Class: DManga::MangaHostParser

Inherits:

Object
SiteParserBase
DManga::MangaHostParser

Defined in:: lib/dmanga/mangahost_parser.rb

Constant Summary collapse

SEARCH_URL = url used to search in the site

"https://mangahosted.com/find/"

SEARCH_LINK_REGEX = regex to extract url of found mangas

/entry-title">\s*<a\s*href="(.*)?"\s*title="(.*)"/

CHAPTER_LINK_REGEX = Regex to extract chapters’ url from manga page. Manga host has two diferent manga pages. One to medium/short mangas and one to big mangas

[
  /capitulo.*?Ler\s+Online\s+-\s+(.*?)['"]\s+href=['"](.*?)['"]/, # for short/medium mangas
  /<a\s+href=['"](.*?)['"]\s+title=['"]Ler\s+Online\s+-\s+(.*?)\s+\[\]/ # for big mangas
]

IMG_LINK_REGEX = regex to extract images’ url from chapter page

[/img_\d+['"]\s+src=['"](.*?)['"]/,
/url['"]:['"](.*?)['"]\}/]

Constants inherited from SiteParserBase

SiteParserBase::USER_AGENT

Instance Attribute Summary

Attributes inherited from SiteParserBase

#chapters, #manga_name, #manga_url, #verbose

Instance Method Summary collapse

#download ⇒ Object

Methods inherited from SiteParserBase

#create_dir, #download_dir, #get_progressbar, #imgs_download, #initialize, #parse, #remove_invalid_simbols, #search, #select_chapters, #select_manga

Constructor Details

This class inherits a constructor from DManga::SiteParserBase

Instance Method Details

#download ⇒ `Object`

# File 'lib/dmanga/mangahost_parser.rb', line 25

def download

  @options.site = SEARCH_URL.match(%r{.*://(.*)/find/})[1]

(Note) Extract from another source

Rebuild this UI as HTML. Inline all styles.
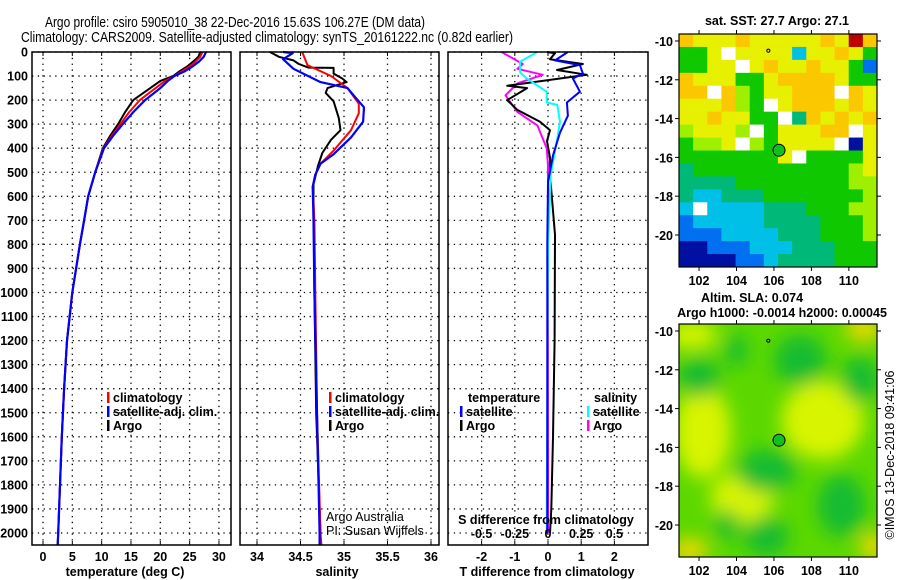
<!DOCTYPE html>
<html><head><meta charset="utf-8"><style>
html,body{margin:0;padding:0;background:#fff;}
svg{display:block;font-family:"Liberation Sans",sans-serif;}
.b{font-weight:bold;font-size:12.5px;}
</style></head><body>
<svg id="fig" width="900" height="580" viewBox="0 0 900 580" xmlns="http://www.w3.org/2000/svg">
<text x="45" y="27" font-size="14.5" textLength="380" lengthAdjust="spacingAndGlyphs">Argo profile: csiro 5905010_38 22-Dec-2016 15.63S 106.27E (DM data)</text>
<text x="21" y="42" font-size="14.5" textLength="492" lengthAdjust="spacingAndGlyphs">Climatology: CARS2009. Satellite-adjusted climatology: synTS_20161222.nc (0.82d earlier)</text>
<g id="plots"></g>
</svg>
<script>
// ---------- data ----------
const depthT = [0,20,40,60,80,100,120,150,200,250,300,350,400,500,600,700,800,1000,1200,1400,1600,1800,2000,2050];
const tempArgo = [26.8,26.5,25.6,24.6,23.3,22.2,20.0,18.3,15.4,14.0,12.8,11.4,10.2,8.9,7.7,7.0,6.3,5.0,4.1,3.6,3.2,2.9,2.6,2.5];
const tempClim = [27.2,26.8,26.0,25.0,23.7,22.4,20.8,19.2,16.5,14.7,13.2,11.7,10.3,8.9,7.7,7.0,6.3,5.0,4.1,3.6,3.2,2.9,2.6,2.5];
const tempSat  = [27.8,27.4,26.6,25.5,24.2,22.4,21.3,20.0,17.4,15.4,13.6,11.9,10.4,8.9,7.7,7.0,6.3,5.0,4.1,3.6,3.2,2.9,2.6,2.5];
const depthSArgo = [0,20,35,50,65,66,90,110,125,150,170,205,275,325,365,420,475,550,600,1000,1500,2000];
const salArgo    = [34.15,34.25,34.42,34.48,34.59,34.88,34.88,34.98,35.03,34.81,34.79,34.88,34.94,34.96,34.85,34.75,34.70,34.65,34.65,34.66,34.68,34.73];
const depthSClim = [0,55,100,150,215,255,325,410,465,510,560,700,1000,1500,2000,2050];
const salClim    = [34.52,34.58,34.85,35.04,35.17,35.17,35.08,34.88,34.73,34.67,34.64,34.66,34.67,34.69,34.73,34.74];
const depthSSat  = [0,5,30,70,125,150,180,230,290,355,425,465,510,560,700,1000,1500,2000,2050];
const salSat     = [34.30,34.41,34.30,34.42,34.73,35.04,35.11,35.23,35.22,35.08,34.88,34.73,34.67,34.64,34.65,34.66,34.69,34.72,34.72];
const depthD = [0,5,30,50,75,95,110,140,150,200,240,290,325,370,440,510,760,1200,1600,1900,2000];
const dTArgo = [-0.03,0.21,0.06,1.05,0.27,1.17,0.36,-1.23,-0.63,-1.23,-0.93,-0.24,0.06,-0.03,0.06,0.06,0.21,0.2,0.15,0.1,0.06];
const depthDSat = [0,35,55,90,110,165,210,265,335,430,540,800,1200,2000];
const dTSat  = [0.60,0.21,0.96,1.05,0.75,0.96,0.57,0.60,0.36,0.15,0.0,-0.02,-0.02,-0.02];
const depthDSA = [0,50,70,95,130,180,250,305,400,470,2000];
const dSArgo = [-0.35,-0.19,-0.23,-0.04,-0.23,-0.32,-0.23,-0.08,-0.01,0.0,0.0];
const depthDSS = [0,40,85,110,165,210,220,290,360,510,800,2000];
const dSSat  = [-0.08,-0.21,-0.21,-0.16,-0.01,-0.01,0.07,0.09,0.07,0.02,0.0,-0.01];
const depthTicks = [0,100,200,300,400,500,600,700,800,900,1000,1100,1200,1300,1400,1500,1600,1700,1800,1900,2000];
const tTicks = [0,5,10,15,20,25,30];
const sTicks = [34,34.5,35,35.5,36];
const sTickLabels = ["34","34.5","35","35.5","36"];
const dTTicks = [-2,-1,0,1,2];
const dSTicks = [-0.5,-0.25,0,0.25,0.5];
const dSTickLabels = ["-0.5","-0.25","0","0.25","0.5"];
const lonTicks = [102,104,106,108,110];
const latTicks = [-10,-12,-14,-16,-18,-20];
const floatLon = 106.27, floatLat = -15.63;
// SST map coarse colour grid (rows N->S)
const sstRows = [
"OYYYOYYYYYOYRO","GGYWYYYYCYYOYG","GGYYWYOYYOYYGB","OYYYGGYOOOOYGG",
"OOWOgGYYOOOWOY","YYYOgGWYOOOYOY","YYOYYGGWTOYOYO","gYYYgWGYYYOOWY",
"GggYWgGYYYYWDY","GGGGGGGYWGGGGY","TGGGGGGGGGGGgY","TTTTGGGGGGGGgg",
"TCCTTTGGGGGGGg","CWCCCCTTTGGGgg","BCCCCCTTTTGGGg","BBBCCCCTTTGGGg",
"DDBBBCCCTTTGGG","DDDDBBCTTTTGGG"];
// SLA blobs: [lon, lat, rx(deg), ry(deg), type]
const slaLon = [102.2,108.6,104.3,101.6,110.8,101.5,111.3,102.0,107.4,110.6,105.6,109.6,105.6,103.5,104.0];
const slaLat = [-15.2,-14.6,-18.6,-10.2,-9.9,-21.3,-21.1,-12.4,-11.5,-12.5,-17.2,-19.0,-20.6,-20.0,-11.0];
const slaRx  = [1.5,2.2,1.7,1.4,1.0,1.0,0.7,1.1,1.4,1.0,1.6,1.3,1.2,0.6,0.6];
const slaRy  = [2.4,2.0,1.3,0.7,0.6,0.6,0.7,1.0,1.3,1.2,1.1,1.6,1.0,0.8,0.8];
const slaType= ["y","y","y","y","o","o","o","d","d","d","d","d","d","d","d"];

// ---------- helpers ----------
const NS="http://www.w3.org/2000/svg";
const root=document.getElementById('plots');
function el(tag,attrs,parent){const e=document.createElementNS(NS,tag);for(const k in attrs)e.setAttribute(k,attrs[k]);(parent||root).appendChild(e);return e;}
function txt(s,x,y,attrs,parent){const t=el('text',Object.assign({x:x,y:y},attrs||{}),parent);t.textContent=s;return t;}
const Y0=52, YB=545;
const yD=d=>Y0+d*0.2405;
const xT=v=>43+v*5.865;
const xS=v=>257+(v-34)*87;
const xDT=v=>548+v*33.2;
const xDS=v=>548+v*132.8;

function panel(name,x0,x1,vticks){
  const g=el('g',{});
  
  
  depthTicks.forEach(d=>{const l=el('line',{x1:x0,x2:x1,y1:yD(d),y2:yD(d),stroke:'#000','stroke-width':1.3,'stroke-dasharray':'1.3,4.5'},g);
    
    });
  vticks.forEach(x=>{const l=el('line',{x1:x,x2:x,y1:Y0,y2:YB,stroke:'#000','stroke-width':1.3,'stroke-dasharray':'1.3,4.5'},g);
    
    
    el('line',{x1:x,x2:x,y1:YB,y2:YB-4,stroke:'#000','stroke-width':1},g);
    el('line',{x1:x,x2:x,y1:Y0,y2:Y0+4,stroke:'#000','stroke-width':1},g);});
  return g;
}
function frame(g,x0,x1){const r=el('rect',{x:x0,y:Y0,width:x1-x0,height:YB-Y0,fill:'none',stroke:'#000','stroke-width':1.5},g);
  
  }
function line(g,xs,ds,fx,col,w,name){
  const pts=xs.map((v,i)=>fx(v).toFixed(1)+','+yD(ds[i]).toFixed(1)).join(' ');
  const p=el('polyline',{points:pts,fill:'none',stroke:col,'stroke-width':w||2,'stroke-linejoin':'round'},g);
  
  
}
function legendItem(g,x,y,col,label,name){
  const m=el('rect',{x:x,y:y-10,width:2.5,height:11,fill:col},g);
  
  
  const t=txt(label,x+6,y,{class:'b'},g);
  
  
}

// depth labels
depthTicks.forEach(d=>{const t=txt(String(d),28,yD(d)+4.5,{class:'b','text-anchor':'end'});
  
  });

// Panel 1 temperature
const g1=panel('temperature-panel',32,231,tTicks.map(xT));
line(g1,tempArgo,depthT,xT,'#000',2,'temperature-argo-line');
line(g1,tempClim,depthT,xT,'#f00',2,'temperature-climatology-line');
line(g1,tempSat,depthT,xT,'#00f',2.2,'temperature-satellite-line');
frame(g1,32,231);
tTicks.forEach(v=>{const t=txt(String(v),xT(v),561,{class:'b','text-anchor':'middle'},g1);
  
  });
const xt1=txt('temperature (deg C)',125,576,{class:'b','text-anchor':'middle'},g1);


legendItem(g1,107,402,'#f00','climatology','legend-climatology');
legendItem(g1,107,416,'#00f','satellite-adj. clim.','legend-satellite-adj');
legendItem(g1,107,430,'#000','Argo','legend-argo');

// Panel 2 salinity
const g2=panel('salinity-panel',240,439,sTicks.map(xS));
line(g2,salArgo,depthSArgo,xS,'#000',2,'salinity-argo-line');
line(g2,salClim,depthSClim,xS,'#f00',2,'salinity-climatology-line');
line(g2,salSat,depthSSat,xS,'#00f',2.2,'salinity-satellite-line');
frame(g2,240,439);
sTicks.forEach((v,i)=>{const t=txt(sTickLabels[i],xS(v),561,{class:'b','text-anchor':'middle'},g2);
  
  });
const xt2=txt('salinity',337,576,{class:'b','text-anchor':'middle'},g2);


legendItem(g2,329,402,'#f00','climatology','legend-climatology-sal');
legendItem(g2,329,416,'#00f','satellite-adj. clim.','legend-satellite-adj-sal');
legendItem(g2,329,430,'#000','Argo','legend-argo-sal');
const c1=txt('Argo Australia',326,521,{'font-size':12.5},g2);


const c2=txt('PI: Susan Wijffels',326,535,{'font-size':12.5},g2);



// Panel 3 differences
const g3=panel('difference-panel',448,648,dTTicks.map(xDT));
line(g3,dSArgo,depthDSA,xDS,'#f0f',2,'salinity-diff-argo-line');
line(g3,dTArgo,depthD,xDT,'#000',2,'temperature-diff-argo-line');
line(g3,dSSat,depthDSS,xDS,'#0ff',2,'salinity-diff-satellite-line');
line(g3,dTSat,depthDSat,xDT,'#00f',2,'temperature-diff-satellite-line');
frame(g3,448,648);
dTTicks.forEach(v=>{const t=txt(String(v),xDT(v),561,{class:'b','text-anchor':'middle'},g3);
  
  });
dSTicks.forEach((v,i)=>{const t=txt(dSTickLabels[i],xDS(v),538,{class:'b','text-anchor':'middle'},g3);
  
  });
const xt3=txt('T difference from climatology',547,576,{class:'b','text-anchor':'middle'},g3);


const xt4=txt('S difference from climatology',546,524,{class:'b','text-anchor':'middle'},g3);


const lt=txt('temperature',468,402,{class:'b'},g3);


legendItem(g3,460,416,'#00f','satellite','legend-t-satellite');
legendItem(g3,460,430,'#000','Argo','legend-t-argo');
const ls=txt('salinity',594,402,{class:'b'},g3);


legendItem(g3,587,416,'#0ff','satellite','legend-s-satellite');
legendItem(g3,587,430,'#f0f','Argo','legend-s-argo');

// ---------- maps ----------
const MX0=679,MX1=877;
const mLon=v=>MX0+(v-100.93)*18.73;
const mLatT=v=>34+(-9.64-v)*19.4;
const mLatB=v=>324+(-9.64-v)*19.4;
const pal={Y:'#e6f000',O:'#fbc800',R:'#c00000',G:'#10c800',g:'#9ef000',T:'#00b878',C:'#00c0e8',B:'#0070f0',D:'#0010a0',W:'#ffffff'};
function mapAxes(g,fy,y0,y1,ylab){
  lonTicks.forEach(v=>{el('line',{x1:mLon(v),x2:mLon(v),y1:y0,y2:y0-4,stroke:'#000'},g);el('line',{x1:mLon(v),x2:mLon(v),y1:y1,y2:y1+4,stroke:'#000'},g);
    const t=txt(String(v),mLon(v),ylab,{class:'b','font-size':13,'text-anchor':'middle'},g);
    
    });
  latTicks.forEach(v=>{el('line',{x1:MX0,x2:MX0-4,y1:fy(v),y2:fy(v),stroke:'#000'},g);el('line',{x1:MX1,x2:MX1+4,y1:fy(v),y2:fy(v),stroke:'#000'},g);
    const t=txt(String(v),673,fy(v)+5,{class:'b','font-size':13,'text-anchor':'end'},g);
    
    });
  const r=el('rect',{x:MX0,y:y0,width:MX1-MX0,height:y1-y0,fill:'none',stroke:'#000','stroke-width':1.2},g);
  
  
  const c=el('circle',{cx:mLon(floatLon),cy:fy(floatLat),r:6,fill:'#10c020',stroke:'#000','stroke-width':1},g);
  
  
  const p=el('circle',{cx:mLon(105.7),cy:fy(-10.5),r:1.6,fill:'none',stroke:'#000','stroke-width':1},g);
  
  
}
// SST map
const gm=el('g',{});


const rows=sstRows.length, cols=sstRows[0].length, cw=(MX1-MX0)/cols, ch=(267-34)/rows;
sstRows.forEach((r,i)=>{for(let j=0;j<cols;j++){const c=el('rect',{x:MX0+j*cw,y:34+i*ch,width:cw+0.5,height:ch+0.5,fill:pal[r[j]]},gm);
  
  }});
mapAxes(gm,mLatT,34,267,285);
const st=txt('sat. SST: 27.7 Argo: 27.1',777,25,{class:'b','font-size':13,'text-anchor':'middle'},gm);


// SLA map
const defs=el('defs',{});
const f=el('filter',{id:'blur',x:'-50%',y:'-50%',width:'200%',height:'200%'},defs);
el('feGaussianBlur',{stdDeviation:9},f);
el('clipPath',{id:'clipB'},defs);
el('rect',{x:MX0,y:324,width:MX1-MX0,height:233},document.getElementById('clipB'));
const gs=el('g',{});


const gf=el('g',{'clip-path':'url(#clipB)'},gs);
el('rect',{x:MX0,y:324,width:MX1-MX0,height:233,fill:'#5cd800'},gf);
const gb=el('g',{filter:'url(#blur)'},gf);
const slaCol={y:'#d8f400',o:'#f4d800',d:'#18bc30'};
slaLon.forEach((v,i)=>{const e=el('ellipse',{cx:mLon(v),cy:mLatB(slaLat[i]),rx:slaRx[i]*18.7,ry:slaRy[i]*19.4,fill:slaCol[slaType[i]]},gb);
  
  });
mapAxes(gs,mLatB,324,557,575);
const s1=txt('Altim. SLA: 0.074',752,302,{class:'b','font-size':13,'text-anchor':'middle'},gs);


const s2=txt('Argo h1000: -0.0014 h2000: 0.00045',782,317,{class:'b','font-size':13,'text-anchor':'middle'},gs);


const cp=txt('©IMOS 13-Dec-2018 09:41:06',0,0,{'font-size':12.5,'text-anchor':'middle',transform:'translate(894,455) rotate(-90)'});


</script>
</body></html>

  # white space is not allowed in the search url.
  guess_manga_name = @options.manga.gsub(/\s/, '+') # Replace ' ' by  '+'
  guess_manga_name = encode_manga_name(guess_manga_name)

  search("#{SEARCH_URL}#{guess_manga_name}", SEARCH_LINK_REGEX)

  # Due the organazation of the chapters page the chapters are
  # extracted in reverse order
  @chapters = parse(@manga_url, CHAPTER_LINK_REGEX[0]) do |resul, page|

    # use long mangas regex if short mangas regex
    # returns empty array
    if resul.empty?
      # Extract chapters name and url and
      # swap chapter[0](name) with chapter[1](url)
      # to conform with result from CHAPTER_LINK_REGEX[0]
      page.scan(CHAPTER_LINK_REGEX[1]) {|chapter| resul << chapter.rotate}
    end
    resul
  end

  # correct utf-8 errors
  correct_chapters_name

  # prompt user to select chapters to download
  select_chapters

  # remove simbols that cannot be used in folder's name on windows
  remove_invalid_simbols(@manga_name)
  # create manga directory
  remove_invalid_simbols(@manga_name)
  create_dir(@manga_name)

  # download selected chapters
  @chapters.reverse_each do |chapter|
    imgs_url = parse(chapter[1], IMG_LINK_REGEX[0]) do |resul, page|
      # use second pattern if the first returns a empty
      # array
      if resul.empty?
        page.scan(IMG_LINK_REGEX[1]) do |img|
          resul << img[0]
        end
      end

      resul.each do |img|
        # some images urls are incorrect and need to be corrected. For exemple:
        # img.mangahost.net/br/images/img.png.webp => img.mangahost.net/br/mangas_files/img.png
        img.sub!(/images/, "mangas_files")
        img.sub!(/\.webp/, "")

        #correct créditos img problem
        correct_image_uri(img)

        img.gsub!(%r{\\}, "")
      end
      resul
    end

    # create chapter directory relative to manga directory
    chapter_name = "#{chapter[0]}"
    # remove simbols that cannot be used in folder's name on windows
    remove_invalid_simbols chapter_name
    chapter_dir = "#{@manga_name}/#{chapter_name}"
    create_dir(chapter_dir)

    DManga::display_feedback "\nBaixando #{chapter_name}"
    imgs_download(chapter_dir, imgs_url)
  end
end